_INPUT ROWS_
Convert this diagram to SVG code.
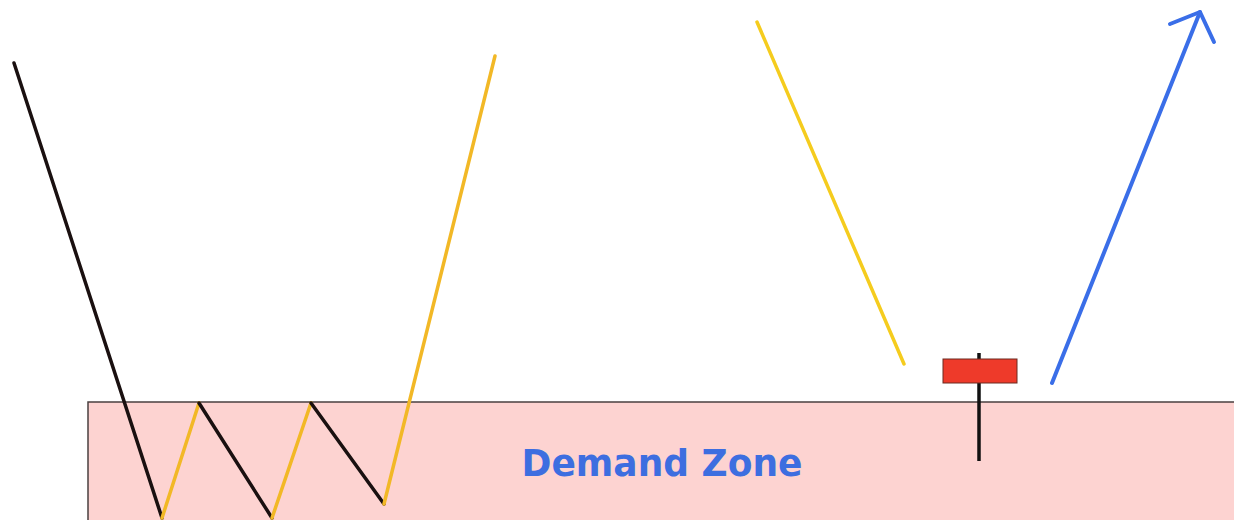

==

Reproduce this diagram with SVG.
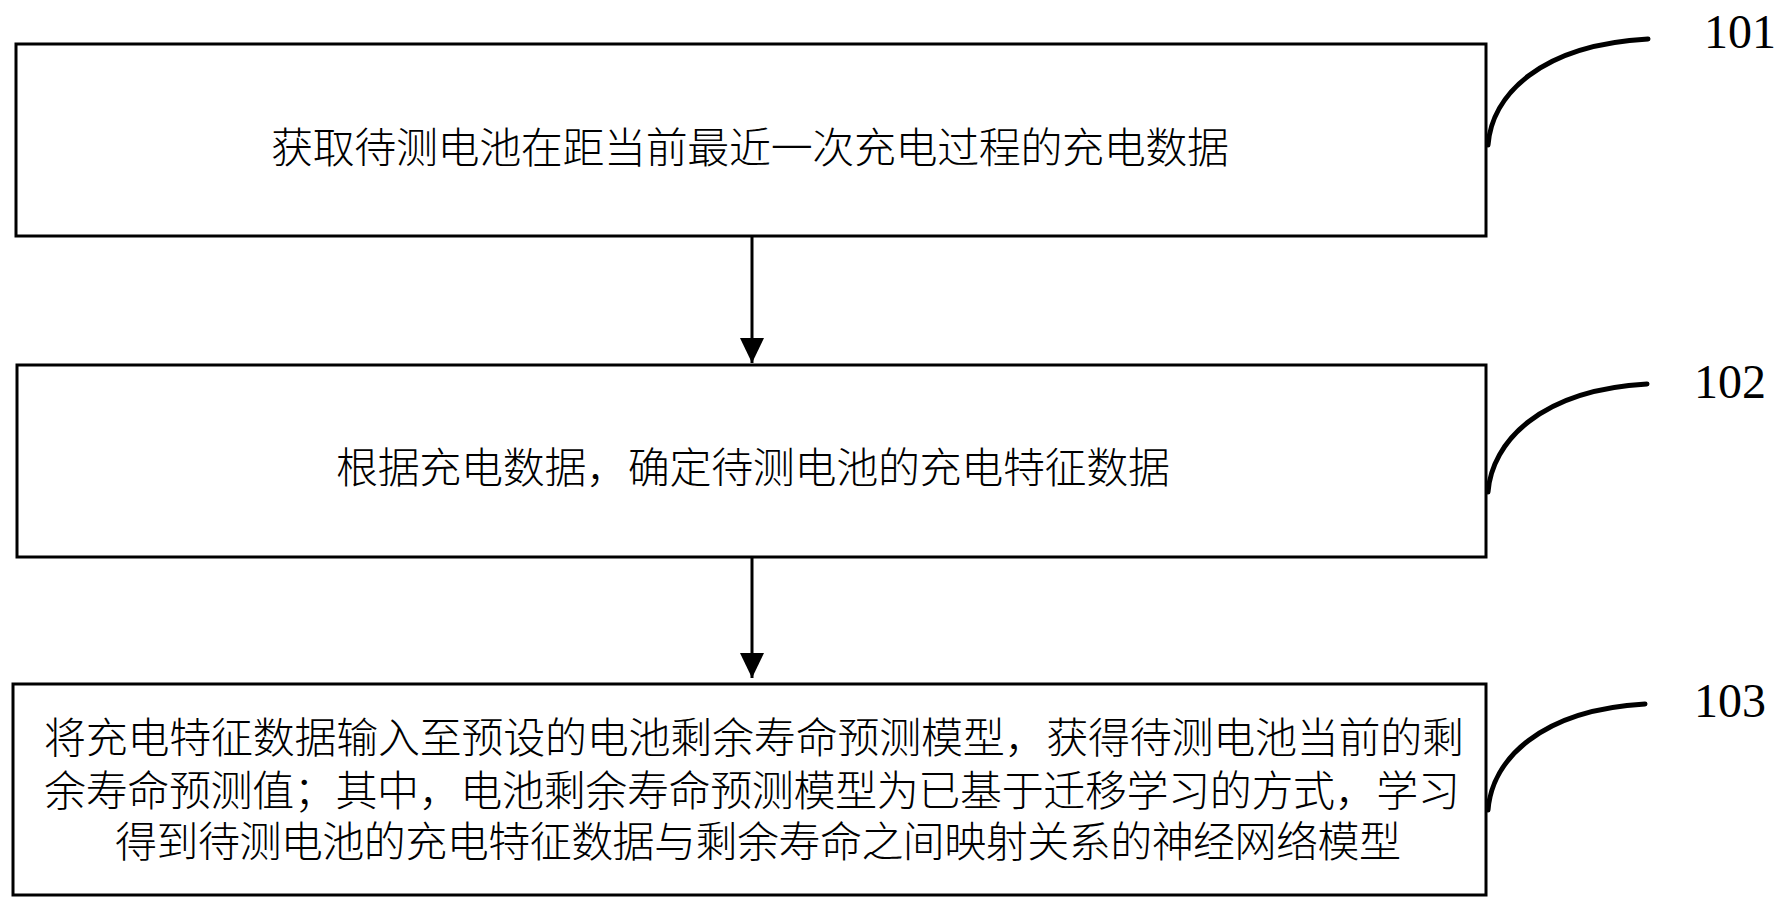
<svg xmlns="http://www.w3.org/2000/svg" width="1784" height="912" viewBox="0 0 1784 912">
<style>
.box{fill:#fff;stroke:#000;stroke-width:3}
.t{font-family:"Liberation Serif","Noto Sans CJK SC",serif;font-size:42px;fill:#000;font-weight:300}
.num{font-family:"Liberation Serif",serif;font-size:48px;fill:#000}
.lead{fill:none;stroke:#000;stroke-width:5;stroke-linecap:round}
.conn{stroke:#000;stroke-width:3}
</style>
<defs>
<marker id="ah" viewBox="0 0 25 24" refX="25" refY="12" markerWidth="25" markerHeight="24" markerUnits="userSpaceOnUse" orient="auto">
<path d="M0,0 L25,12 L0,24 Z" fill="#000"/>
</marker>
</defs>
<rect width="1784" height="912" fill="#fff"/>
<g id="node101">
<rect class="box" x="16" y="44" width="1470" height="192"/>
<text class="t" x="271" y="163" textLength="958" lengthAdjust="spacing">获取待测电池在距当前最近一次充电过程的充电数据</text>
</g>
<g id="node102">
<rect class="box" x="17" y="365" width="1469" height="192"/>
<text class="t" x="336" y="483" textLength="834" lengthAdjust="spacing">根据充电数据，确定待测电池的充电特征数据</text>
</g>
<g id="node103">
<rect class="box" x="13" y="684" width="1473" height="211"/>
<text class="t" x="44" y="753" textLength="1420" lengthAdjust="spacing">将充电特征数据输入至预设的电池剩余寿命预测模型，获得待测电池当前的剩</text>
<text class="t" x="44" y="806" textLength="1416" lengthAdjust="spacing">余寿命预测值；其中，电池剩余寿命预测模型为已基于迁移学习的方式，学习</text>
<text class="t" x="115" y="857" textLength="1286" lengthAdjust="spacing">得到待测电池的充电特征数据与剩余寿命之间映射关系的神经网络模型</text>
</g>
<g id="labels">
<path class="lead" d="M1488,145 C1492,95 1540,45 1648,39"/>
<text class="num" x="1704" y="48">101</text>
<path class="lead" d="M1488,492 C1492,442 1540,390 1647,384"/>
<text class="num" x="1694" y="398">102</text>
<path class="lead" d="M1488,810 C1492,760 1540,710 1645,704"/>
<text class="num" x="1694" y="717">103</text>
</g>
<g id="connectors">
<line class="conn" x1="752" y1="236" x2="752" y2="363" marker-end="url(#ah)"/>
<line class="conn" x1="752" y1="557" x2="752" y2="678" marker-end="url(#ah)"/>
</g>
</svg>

* * *

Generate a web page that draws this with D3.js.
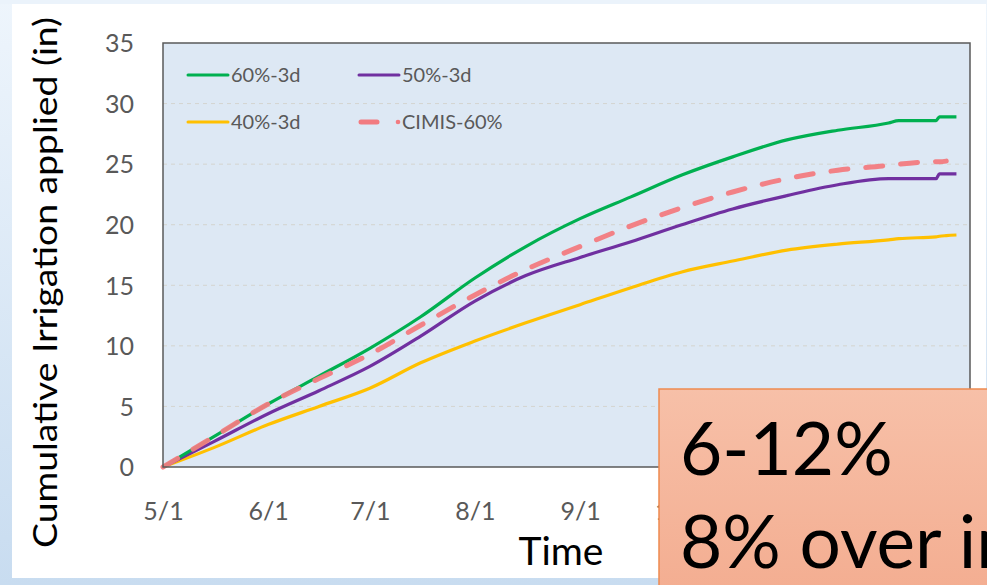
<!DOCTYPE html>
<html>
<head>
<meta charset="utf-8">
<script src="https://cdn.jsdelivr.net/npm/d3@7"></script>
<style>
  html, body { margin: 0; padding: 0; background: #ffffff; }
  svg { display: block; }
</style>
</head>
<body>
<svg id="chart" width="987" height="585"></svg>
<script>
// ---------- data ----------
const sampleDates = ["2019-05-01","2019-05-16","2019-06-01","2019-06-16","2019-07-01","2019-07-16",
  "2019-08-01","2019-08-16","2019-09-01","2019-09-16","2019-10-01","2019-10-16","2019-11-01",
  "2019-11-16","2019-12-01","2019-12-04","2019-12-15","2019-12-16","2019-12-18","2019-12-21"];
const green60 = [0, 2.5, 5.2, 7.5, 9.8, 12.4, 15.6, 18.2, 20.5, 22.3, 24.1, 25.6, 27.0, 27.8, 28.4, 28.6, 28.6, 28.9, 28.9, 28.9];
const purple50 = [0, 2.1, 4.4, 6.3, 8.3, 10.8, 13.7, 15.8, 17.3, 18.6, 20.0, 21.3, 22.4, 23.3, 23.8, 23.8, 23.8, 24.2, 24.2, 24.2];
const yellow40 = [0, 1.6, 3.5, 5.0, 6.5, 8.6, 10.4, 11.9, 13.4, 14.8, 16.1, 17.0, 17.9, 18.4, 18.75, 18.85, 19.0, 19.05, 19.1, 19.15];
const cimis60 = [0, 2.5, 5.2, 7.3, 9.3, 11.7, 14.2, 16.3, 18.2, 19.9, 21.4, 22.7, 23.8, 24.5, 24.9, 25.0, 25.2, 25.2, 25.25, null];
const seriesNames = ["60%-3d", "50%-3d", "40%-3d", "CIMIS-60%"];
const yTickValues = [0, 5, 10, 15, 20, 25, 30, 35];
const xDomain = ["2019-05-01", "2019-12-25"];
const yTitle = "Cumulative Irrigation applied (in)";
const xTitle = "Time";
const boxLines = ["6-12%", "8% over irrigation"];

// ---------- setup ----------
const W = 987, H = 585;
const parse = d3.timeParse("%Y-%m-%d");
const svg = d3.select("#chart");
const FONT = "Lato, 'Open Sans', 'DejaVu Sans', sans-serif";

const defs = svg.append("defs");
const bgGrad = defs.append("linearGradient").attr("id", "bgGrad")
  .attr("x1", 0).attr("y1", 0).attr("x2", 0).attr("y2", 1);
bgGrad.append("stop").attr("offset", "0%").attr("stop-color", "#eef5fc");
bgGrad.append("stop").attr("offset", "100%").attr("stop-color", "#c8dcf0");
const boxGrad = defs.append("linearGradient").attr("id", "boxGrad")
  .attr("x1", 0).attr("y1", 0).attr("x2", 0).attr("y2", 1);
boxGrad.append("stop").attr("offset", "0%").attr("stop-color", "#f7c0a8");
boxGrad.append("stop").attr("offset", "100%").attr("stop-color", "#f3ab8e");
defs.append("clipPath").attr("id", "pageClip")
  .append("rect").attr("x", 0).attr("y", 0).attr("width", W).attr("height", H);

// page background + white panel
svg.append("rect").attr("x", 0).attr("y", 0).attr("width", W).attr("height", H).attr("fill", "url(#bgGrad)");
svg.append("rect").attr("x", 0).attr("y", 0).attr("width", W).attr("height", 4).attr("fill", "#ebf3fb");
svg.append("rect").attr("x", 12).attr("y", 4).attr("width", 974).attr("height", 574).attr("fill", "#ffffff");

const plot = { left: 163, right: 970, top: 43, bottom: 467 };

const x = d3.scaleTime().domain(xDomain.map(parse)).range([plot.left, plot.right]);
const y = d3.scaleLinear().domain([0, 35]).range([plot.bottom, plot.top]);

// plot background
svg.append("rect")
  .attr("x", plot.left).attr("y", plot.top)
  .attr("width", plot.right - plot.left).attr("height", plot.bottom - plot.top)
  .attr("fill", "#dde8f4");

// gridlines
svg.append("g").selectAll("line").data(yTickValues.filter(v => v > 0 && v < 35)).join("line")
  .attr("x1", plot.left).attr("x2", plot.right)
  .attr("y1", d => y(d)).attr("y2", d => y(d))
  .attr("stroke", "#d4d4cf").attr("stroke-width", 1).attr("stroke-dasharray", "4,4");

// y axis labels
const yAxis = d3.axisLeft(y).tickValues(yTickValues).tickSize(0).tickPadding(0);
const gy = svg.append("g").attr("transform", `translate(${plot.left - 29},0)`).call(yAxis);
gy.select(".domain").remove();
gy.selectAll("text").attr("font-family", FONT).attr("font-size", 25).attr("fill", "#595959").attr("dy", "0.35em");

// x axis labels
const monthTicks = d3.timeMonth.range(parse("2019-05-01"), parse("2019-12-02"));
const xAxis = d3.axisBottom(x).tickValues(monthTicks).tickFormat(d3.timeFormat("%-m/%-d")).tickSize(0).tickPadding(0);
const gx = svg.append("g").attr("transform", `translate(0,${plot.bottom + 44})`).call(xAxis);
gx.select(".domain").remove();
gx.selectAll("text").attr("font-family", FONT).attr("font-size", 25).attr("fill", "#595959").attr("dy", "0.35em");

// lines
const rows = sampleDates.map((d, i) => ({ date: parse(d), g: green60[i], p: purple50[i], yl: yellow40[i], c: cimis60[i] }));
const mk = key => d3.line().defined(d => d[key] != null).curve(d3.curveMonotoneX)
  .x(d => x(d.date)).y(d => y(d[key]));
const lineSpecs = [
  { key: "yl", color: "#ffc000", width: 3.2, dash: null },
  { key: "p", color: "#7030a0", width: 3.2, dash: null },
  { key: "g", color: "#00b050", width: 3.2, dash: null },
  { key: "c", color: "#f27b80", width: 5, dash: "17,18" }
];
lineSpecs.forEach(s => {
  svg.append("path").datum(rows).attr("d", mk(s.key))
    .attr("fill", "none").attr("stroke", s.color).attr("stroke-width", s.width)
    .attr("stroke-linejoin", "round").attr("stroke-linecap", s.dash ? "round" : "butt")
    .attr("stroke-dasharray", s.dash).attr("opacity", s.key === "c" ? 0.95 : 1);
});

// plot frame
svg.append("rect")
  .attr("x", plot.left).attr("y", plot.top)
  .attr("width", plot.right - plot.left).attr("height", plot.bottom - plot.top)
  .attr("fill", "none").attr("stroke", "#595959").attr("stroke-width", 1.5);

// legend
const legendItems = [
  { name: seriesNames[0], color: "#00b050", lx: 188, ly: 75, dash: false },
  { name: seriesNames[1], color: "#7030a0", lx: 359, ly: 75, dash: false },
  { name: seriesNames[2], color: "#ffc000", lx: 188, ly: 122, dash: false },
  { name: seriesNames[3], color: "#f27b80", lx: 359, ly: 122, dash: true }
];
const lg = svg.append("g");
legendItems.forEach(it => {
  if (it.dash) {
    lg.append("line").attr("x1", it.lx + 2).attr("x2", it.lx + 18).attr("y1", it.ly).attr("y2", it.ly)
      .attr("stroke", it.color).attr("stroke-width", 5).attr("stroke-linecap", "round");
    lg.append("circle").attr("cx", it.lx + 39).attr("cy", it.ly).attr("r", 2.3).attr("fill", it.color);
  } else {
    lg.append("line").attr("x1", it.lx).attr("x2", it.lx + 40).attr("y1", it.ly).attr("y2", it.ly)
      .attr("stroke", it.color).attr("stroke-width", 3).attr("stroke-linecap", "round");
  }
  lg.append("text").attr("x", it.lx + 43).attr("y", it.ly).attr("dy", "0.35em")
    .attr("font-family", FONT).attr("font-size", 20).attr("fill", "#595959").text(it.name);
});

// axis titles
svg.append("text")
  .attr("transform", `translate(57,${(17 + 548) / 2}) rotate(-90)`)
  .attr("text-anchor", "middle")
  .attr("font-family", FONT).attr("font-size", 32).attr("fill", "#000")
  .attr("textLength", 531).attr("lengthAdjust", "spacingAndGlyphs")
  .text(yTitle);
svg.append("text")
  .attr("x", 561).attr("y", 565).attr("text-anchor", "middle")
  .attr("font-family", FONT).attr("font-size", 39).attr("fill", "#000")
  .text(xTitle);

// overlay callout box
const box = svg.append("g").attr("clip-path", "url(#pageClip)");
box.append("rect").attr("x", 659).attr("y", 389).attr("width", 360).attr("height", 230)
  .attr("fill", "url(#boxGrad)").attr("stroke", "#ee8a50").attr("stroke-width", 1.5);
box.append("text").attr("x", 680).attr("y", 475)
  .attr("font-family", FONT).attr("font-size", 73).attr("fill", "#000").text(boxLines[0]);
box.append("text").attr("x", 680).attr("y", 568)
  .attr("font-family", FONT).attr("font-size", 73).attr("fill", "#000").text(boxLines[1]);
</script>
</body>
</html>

_DIRECTION_
Copy all the lines above that hold the string "with".

_SOLUTION_
Reproduce this diagram with SVG.
Generate a web page that draws this with D3.js.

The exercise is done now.